A few years ago I wrote a series of posts about various scenarios of log file sync (LFS) waits. A few days ago, I have had an issue which added yet another scenario to that already diverse collection, and I thought it would be potentially of interest for others in the Oracle community. To set the scene, it’s the same 18c (18.10 to be more accurate) 3-node X6-2 Exadata cluster where most of issues I describe in my blog occur. At a certain moment, I noticed LFS go up quite a bit, with log file parallel write (LFPW) also showing signs of increase, but a much more moderate one. I’ve got a script to graph wait event stats for multiple wait events (e.g. using a regular expression pattern for their names), below you can see a panel summarising average wait times for events containing “log file” or “redo” in their names.
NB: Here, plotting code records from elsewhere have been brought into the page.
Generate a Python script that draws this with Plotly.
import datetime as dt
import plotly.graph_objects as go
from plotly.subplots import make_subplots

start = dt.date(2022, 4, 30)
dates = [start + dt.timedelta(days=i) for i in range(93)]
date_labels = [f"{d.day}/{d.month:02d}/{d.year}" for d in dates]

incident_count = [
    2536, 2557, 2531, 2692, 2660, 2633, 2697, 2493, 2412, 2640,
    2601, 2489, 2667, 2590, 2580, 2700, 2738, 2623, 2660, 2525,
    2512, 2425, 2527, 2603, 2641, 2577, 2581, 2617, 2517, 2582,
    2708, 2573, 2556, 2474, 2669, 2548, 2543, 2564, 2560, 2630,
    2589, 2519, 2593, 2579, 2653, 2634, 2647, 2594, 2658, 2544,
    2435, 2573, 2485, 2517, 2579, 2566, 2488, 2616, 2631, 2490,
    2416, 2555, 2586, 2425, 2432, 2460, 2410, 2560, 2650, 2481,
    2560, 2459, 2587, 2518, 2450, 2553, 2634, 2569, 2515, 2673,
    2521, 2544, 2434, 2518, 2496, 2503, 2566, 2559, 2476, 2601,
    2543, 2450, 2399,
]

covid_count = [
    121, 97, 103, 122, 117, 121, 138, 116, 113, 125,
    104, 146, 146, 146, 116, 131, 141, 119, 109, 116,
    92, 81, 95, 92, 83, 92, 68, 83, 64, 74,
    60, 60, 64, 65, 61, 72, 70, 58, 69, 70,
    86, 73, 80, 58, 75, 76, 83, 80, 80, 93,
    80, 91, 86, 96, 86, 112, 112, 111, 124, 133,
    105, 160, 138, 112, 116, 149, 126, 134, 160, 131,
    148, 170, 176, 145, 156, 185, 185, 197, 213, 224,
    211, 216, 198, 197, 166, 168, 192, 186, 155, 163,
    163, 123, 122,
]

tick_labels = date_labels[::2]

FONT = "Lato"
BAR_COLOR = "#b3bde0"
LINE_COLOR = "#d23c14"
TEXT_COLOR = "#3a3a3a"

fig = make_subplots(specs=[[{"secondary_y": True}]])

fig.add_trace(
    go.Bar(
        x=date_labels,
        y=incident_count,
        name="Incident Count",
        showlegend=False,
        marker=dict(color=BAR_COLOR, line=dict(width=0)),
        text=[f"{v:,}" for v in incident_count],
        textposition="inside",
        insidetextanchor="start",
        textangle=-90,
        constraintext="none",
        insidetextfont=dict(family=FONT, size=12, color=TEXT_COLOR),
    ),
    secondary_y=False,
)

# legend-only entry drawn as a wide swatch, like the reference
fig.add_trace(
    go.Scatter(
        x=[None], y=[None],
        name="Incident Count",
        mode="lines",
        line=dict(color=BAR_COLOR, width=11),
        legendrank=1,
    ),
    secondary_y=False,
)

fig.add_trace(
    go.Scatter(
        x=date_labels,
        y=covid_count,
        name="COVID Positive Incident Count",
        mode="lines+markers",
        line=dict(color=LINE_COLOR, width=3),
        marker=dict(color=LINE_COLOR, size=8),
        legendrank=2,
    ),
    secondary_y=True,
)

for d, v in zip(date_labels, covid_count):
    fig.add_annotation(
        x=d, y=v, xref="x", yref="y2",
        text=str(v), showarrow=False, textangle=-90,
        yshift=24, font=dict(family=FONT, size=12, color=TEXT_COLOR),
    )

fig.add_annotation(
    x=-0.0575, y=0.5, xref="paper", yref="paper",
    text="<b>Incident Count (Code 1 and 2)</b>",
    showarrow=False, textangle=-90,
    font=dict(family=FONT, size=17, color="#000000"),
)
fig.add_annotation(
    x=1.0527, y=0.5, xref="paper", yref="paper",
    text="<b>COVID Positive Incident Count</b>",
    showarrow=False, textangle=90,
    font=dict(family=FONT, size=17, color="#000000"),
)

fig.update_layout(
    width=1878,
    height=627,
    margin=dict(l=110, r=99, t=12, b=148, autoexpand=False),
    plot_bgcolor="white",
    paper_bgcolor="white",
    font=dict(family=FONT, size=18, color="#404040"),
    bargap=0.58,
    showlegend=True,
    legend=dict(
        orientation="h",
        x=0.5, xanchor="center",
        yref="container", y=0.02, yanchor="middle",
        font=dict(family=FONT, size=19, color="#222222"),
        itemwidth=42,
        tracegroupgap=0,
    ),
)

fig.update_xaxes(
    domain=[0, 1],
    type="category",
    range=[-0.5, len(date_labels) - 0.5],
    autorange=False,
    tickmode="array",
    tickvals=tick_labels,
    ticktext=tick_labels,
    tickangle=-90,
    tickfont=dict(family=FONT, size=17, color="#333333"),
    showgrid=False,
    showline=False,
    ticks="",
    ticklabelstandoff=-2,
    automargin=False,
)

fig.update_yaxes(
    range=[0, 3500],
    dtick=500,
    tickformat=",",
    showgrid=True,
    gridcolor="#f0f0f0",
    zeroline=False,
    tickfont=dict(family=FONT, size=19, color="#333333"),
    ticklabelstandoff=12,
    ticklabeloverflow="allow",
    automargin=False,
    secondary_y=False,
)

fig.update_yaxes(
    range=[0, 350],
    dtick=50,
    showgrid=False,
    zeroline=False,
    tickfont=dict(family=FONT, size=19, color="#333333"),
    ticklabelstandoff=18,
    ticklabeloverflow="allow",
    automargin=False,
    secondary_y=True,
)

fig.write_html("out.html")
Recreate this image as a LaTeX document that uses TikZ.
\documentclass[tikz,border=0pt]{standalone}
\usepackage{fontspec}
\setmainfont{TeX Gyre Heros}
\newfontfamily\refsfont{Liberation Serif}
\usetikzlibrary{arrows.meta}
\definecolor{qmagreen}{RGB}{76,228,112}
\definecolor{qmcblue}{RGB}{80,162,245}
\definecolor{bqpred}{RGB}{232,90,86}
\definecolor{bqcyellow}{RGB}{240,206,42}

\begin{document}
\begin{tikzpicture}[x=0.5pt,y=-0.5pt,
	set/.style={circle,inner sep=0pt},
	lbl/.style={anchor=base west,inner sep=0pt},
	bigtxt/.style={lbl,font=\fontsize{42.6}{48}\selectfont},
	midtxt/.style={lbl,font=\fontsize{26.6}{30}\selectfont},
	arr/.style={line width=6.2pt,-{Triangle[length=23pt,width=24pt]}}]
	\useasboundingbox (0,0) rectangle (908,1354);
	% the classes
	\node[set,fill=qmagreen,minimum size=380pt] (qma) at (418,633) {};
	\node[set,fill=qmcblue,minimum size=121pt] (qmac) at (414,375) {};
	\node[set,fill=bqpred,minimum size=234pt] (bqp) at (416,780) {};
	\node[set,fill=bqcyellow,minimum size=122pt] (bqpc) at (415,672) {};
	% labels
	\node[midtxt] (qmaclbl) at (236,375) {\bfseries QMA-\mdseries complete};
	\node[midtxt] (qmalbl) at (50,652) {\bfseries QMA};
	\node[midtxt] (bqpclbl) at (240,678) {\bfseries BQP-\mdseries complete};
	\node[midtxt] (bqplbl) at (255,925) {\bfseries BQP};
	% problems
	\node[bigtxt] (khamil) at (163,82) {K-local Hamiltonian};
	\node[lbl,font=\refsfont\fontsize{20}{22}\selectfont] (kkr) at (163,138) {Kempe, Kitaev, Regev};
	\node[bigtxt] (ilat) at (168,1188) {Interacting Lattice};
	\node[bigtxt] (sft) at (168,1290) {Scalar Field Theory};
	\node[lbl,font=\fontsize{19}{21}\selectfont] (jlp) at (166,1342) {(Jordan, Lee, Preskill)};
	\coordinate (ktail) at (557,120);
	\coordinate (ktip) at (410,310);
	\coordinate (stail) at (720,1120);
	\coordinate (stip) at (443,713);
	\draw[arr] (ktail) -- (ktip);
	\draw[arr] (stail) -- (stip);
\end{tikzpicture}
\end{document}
As you can see, apart from LFS itself, there is only one event really standing out, LGWR wait for redo copy (LFPW has a bump, but it’s a moderate and slow increase rather than a sharp spike in the LFS). This is a foreground wait by the LGWR process and it accounts for the time spent gathering redo information before it’s actually flushed to the disk (the latter is accounted for by the LFPW). Note that it would have been as easy to link this background event to the original symptoms by looking at LGWR wait profile in ASH, it’s just that I missed it there because of a bug in one of my scripts (so it’s a good thing to use multiple sources of diagnostic data to be able to cross-check things).
So why did LGWR wait for redo copy go up all of a sudden? As it happened, around the same time we saw the increase in LFS waits, we also were made aware of different issue, huge number of rather large trace files overwhelming the diagnostic filesystem on the compute node. The trace files did not contain any mention of an error, rather, they mentioned QESMA and then contained a long list of various numbers for statistics of a partitioned table. Searching MOS for relevant keywords returned some articles mentioning ORA-600 errors due to attempts to fetch a table row using an invalid rowid from an index, and searching the alert log revealed a bunch of ORA-600 errors with 12406 code which confirmed that it was bug 30576853 (Doc ID 30576853.8) that we were hitting.
The MOS article didn’t suggest any workaround, and the patches were for all for 19.x versions, but a developer came up with an idea to rebuild the indexes in the affected table and it has made the desired difference. A further investigation showed that the indexes were compressed not long before the problem with ORA-600 errors and excessive trace files came, so it was probably what triggered the bug in the first place.
But back to LFS waits — how was it related to the trace file generation? After all, this is an Exadata system, and redo log files are supposed to be on storage cells which weren’t particularly affected? I can only speculate that even though the actual redo write I/O should mostly depend on the storage cell performance, the preparation step in gathering redo information to be written may also involve some local I/O on the compute nodes itself. And all these excessive trace files being generated did wreak havoc on the local I/O there:
No doubt, the problem was further exacerbated by housekeeping jobs trying to free space when the diagnostic filesystem got filled up, which probably explains the delay between the time ORA-600 trace file started being generated and appearance of the LFS symptoms.
Hopefully this post should illustrate several points:
- Excessive trace file generation is more than simple nuisance, it can cause serious issues
- Compute nodes I/O performance is almost as important as cell I/O performance on Exadata and needs constant monitoring
- Cross-checking diagnostic information from multiple sources, e.g. DBA_HIST_SYSSTAT, DBA_HIST_SYSTEM_EVENT and DBA_HIST_ACTIVE_SESSION_HISTORY, can help avoid missing a problem.